A Capital Campaign Horror Story – Part Two

Sections of this topic

    This is a three-part story of a small Historical Society that embarked upon a Capital Campaign at the urging of their current President and her husband, who donated $1M for a major project. The campaign was undertaken without a Planning Study; and, in their second year of fundraising only $156,000 has been raised… $100,000 of which is from one donor.

    (Again, this is a response to an email, with my comments in bold.)

    My finance committee and I thought we would continue fundraising until our goal had been reached.

    My reaction to that is that it seems that someone is not dealing with reality.

    The Executive Director (without the Treasurer or approval of the Board) applied for a Bridge Loan with a local bank – which came back as an approval for a $ 500,000 Construction Loan. Such a loan (line of credit), if drawn upon, can only be paid back with future fundraising. And, there is no room in our Operating Budget to handle the monthly payments for this.
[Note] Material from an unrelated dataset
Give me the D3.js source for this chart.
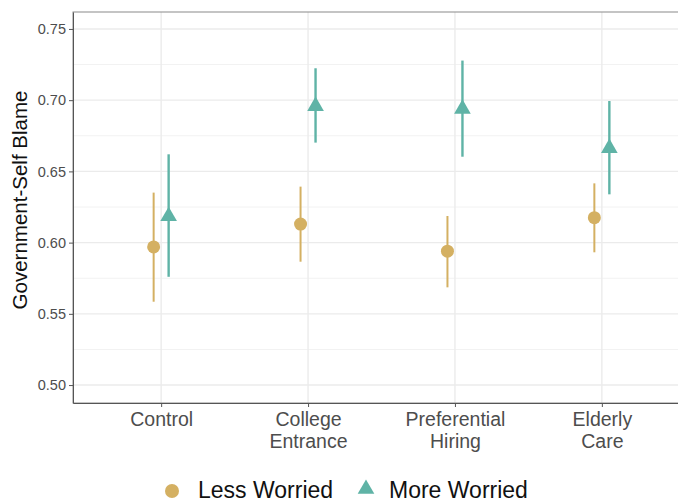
<!DOCTYPE html>
<html>
<head>
<meta charset="utf-8">
<script src="https://cdn.jsdelivr.net/npm/d3@7/dist/d3.min.js"></script>
<style>
  html, body { margin: 0; padding: 0; background: #fff; }
  svg { display: block; font-family: Arial, "Liberation Sans", Helvetica, sans-serif; }
</style>
</head>
<body>
<svg id="chart" width="678" height="502"></svg>
<script>
// Treatment conditions on the x axis
const categories = ["Control", "College Entrance", "Preferential Hiring", "Elderly Care"];
const categoryLines = [["Control"], ["College", "Entrance"], ["Preferential", "Hiring"], ["Elderly", "Care"]];

// Groups (legend order)
const groups = ["Less Worried", "More Worried"];

// Point estimates and 95% intervals, one entry per category
const lessEst   = [0.597, 0.613, 0.594, 0.6175];
const lessLo    = [0.5585, 0.5866, 0.5686, 0.5932];
const lessHi    = [0.6351, 0.6393, 0.6187, 0.6416];
const moreEst   = [0.6185, 0.6958, 0.6939, 0.6663];
const moreLo    = [0.576, 0.6702, 0.6603, 0.6339];
const moreHi    = [0.662, 0.7224, 0.7278, 0.6994];

const yTicks = [0.50, 0.55, 0.60, 0.65, 0.70, 0.75];
const yMinorTicks = [0.525, 0.575, 0.625, 0.675, 0.725];

const colors = { "Less Worried": "#d4b062", "More Worried": "#5fb3a6" };

const svg = d3.select("#chart");

const panel = { left: 73, top: 12, right: 690, bottom: 403 };

const x = d3.scalePoint()
  .domain(categories)
  .range([panel.left, panel.right])
  .padding(0.6);

const y = d3.scaleLinear()
  .domain([0.4874, 0.7619])
  .range([panel.bottom, panel.top]);

const dodge = d3.scalePoint().domain(groups).range([-7.5, 7.5]);

// Grid
const grid = svg.append("g");
grid.selectAll("line.minor").data(yMinorTicks).join("line")
  .attr("x1", panel.left).attr("x2", panel.right)
  .attr("y1", d => y(d)).attr("y2", d => y(d))
  .attr("stroke", "#f2f2f2").attr("stroke-width", 1);
grid.selectAll("line.major").data(yTicks).join("line")
  .attr("x1", panel.left).attr("x2", panel.right)
  .attr("y1", d => y(d)).attr("y2", d => y(d))
  .attr("stroke", "#ebebeb").attr("stroke-width", 1.4);
grid.selectAll("line.vmajor").data(categories).join("line")
  .attr("x1", d => x(d)).attr("x2", d => x(d))
  .attr("y1", panel.top).attr("y2", panel.bottom)
  .attr("stroke", "#ebebeb").attr("stroke-width", 1.4);

// Panel border
svg.append("rect")
  .attr("x", panel.left).attr("y", panel.top)
  .attr("width", panel.right - panel.left).attr("height", panel.bottom - panel.top)
  .attr("fill", "none").attr("stroke", "#8a8a8a").attr("stroke-width", 1);

// Axes
const yAxis = svg.append("g")
  .attr("transform", `translate(${panel.left},0)`)
  .call(d3.axisLeft(y).tickValues(yTicks).tickFormat(d3.format(".2f"))
    .tickSize(4).tickSizeOuter(0).tickPadding(3));
yAxis.select(".domain").attr("stroke", "#555");
yAxis.selectAll(".tick line").attr("stroke", "#555");
yAxis.selectAll(".tick text").attr("fill", "#4d4d4d").attr("font-size", 14.5);

const xAxis = svg.append("g")
  .attr("transform", `translate(0,${panel.bottom})`)
  .call(d3.axisBottom(x).tickSize(4).tickSizeOuter(0).tickFormat(""));
xAxis.select(".domain").attr("stroke", "#555");
xAxis.selectAll(".tick line").attr("stroke", "#555");
xAxis.selectAll(".tick").each(function(d, i) {
  const t = d3.select(this).append("text")
    .attr("fill", "#4d4d4d").attr("font-size", 19.5).attr("text-anchor", "middle");
  categoryLines[i].forEach((line, j) => {
    t.append("tspan").attr("x", 0).attr("y", 23 + j * 22).text(line);
  });
});

// Y axis title
svg.append("text")
  .attr("transform", `translate(27,200) rotate(-90)`)
  .attr("text-anchor", "middle")
  .attr("font-size", 20.5).attr("fill", "#111")
  .text("Government-Self Blame");

// Series data
const series = [
  { group: "Less Worried", est: lessEst, lo: lessLo, hi: lessHi },
  { group: "More Worried", est: moreEst, lo: moreLo, hi: moreHi }
];

const triPath = d3.symbol().type(d3.symbolTriangle).size(120);

series.forEach(s => {
  const rows = categories.map((c, i) => ({ c, est: s.est[i], lo: s.lo[i], hi: s.hi[i] }));
  const g = svg.append("g");
  g.selectAll("line").data(rows).join("line")
    .attr("x1", d => x(d.c) + dodge(s.group)).attr("x2", d => x(d.c) + dodge(s.group))
    .attr("y1", d => y(d.lo)).attr("y2", d => y(d.hi))
    .attr("stroke", colors[s.group])
    .attr("stroke-width", s.group === "Less Worried" ? 2 : 2.4);
  if (s.group === "Less Worried") {
    g.selectAll("circle").data(rows).join("circle")
      .attr("cx", d => x(d.c) + dodge(s.group)).attr("cy", d => y(d.est))
      .attr("r", 6.5).attr("fill", colors[s.group]);
  } else {
    g.selectAll("path").data(rows).join("path")
      .attr("d", triPath)
      .attr("transform", d => `translate(${x(d.c) + dodge(s.group)},${y(d.est)})`)
      .attr("fill", colors[s.group]);
  }
});

// Legend
const legend = svg.append("g");
legend.append("circle").attr("cx", 172).attr("cy", 491).attr("r", 7).attr("fill", colors["Less Worried"]);
legend.append("text").attr("x", 198).attr("y", 498).attr("font-size", 23).attr("fill", "#111").text("Less Worried");
legend.append("path").attr("d", triPath)
  .attr("transform", "translate(366,489)").attr("fill", colors["More Worried"]);
legend.append("text").attr("x", 389).attr("y", 498).attr("font-size", 23).attr("fill", "#111").text("More Worried");
</script>
</body>
</html>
    An ED applying for a loan without board approval is a definite NO-NO. I can’t understand how a bank could approve such a loan without the documents that would also be needed to conduct a capital campaign planning study — plans and specs !!

    If the reality is that the organization could not pay the payments on such a loan, then the board must vote to decline the bank’s offer.

    Board Members of a nonprofit have a fiduciary responsibility, and they could become liable, individually, for any debts accrued by the nonprofit. I’d strongly recommend asking the advice of an attorney with solid knowledge in nonprofit law.

    I managed to get this before our entire Board of 19 members but they voted 13-6 to go along with the loan because our President and her husband offered to cover all expenses above 1.7 M conditional on board approval of the $500,000 loan. If the board did not approve this they were taking their marbles and going home.

    At this point, I would advise the board to hand them their marbles and show them the door.

    The future of the organization is at risk. The board should not let itself be blinded by what appears to be easy money, money they don’t have to “give or get.”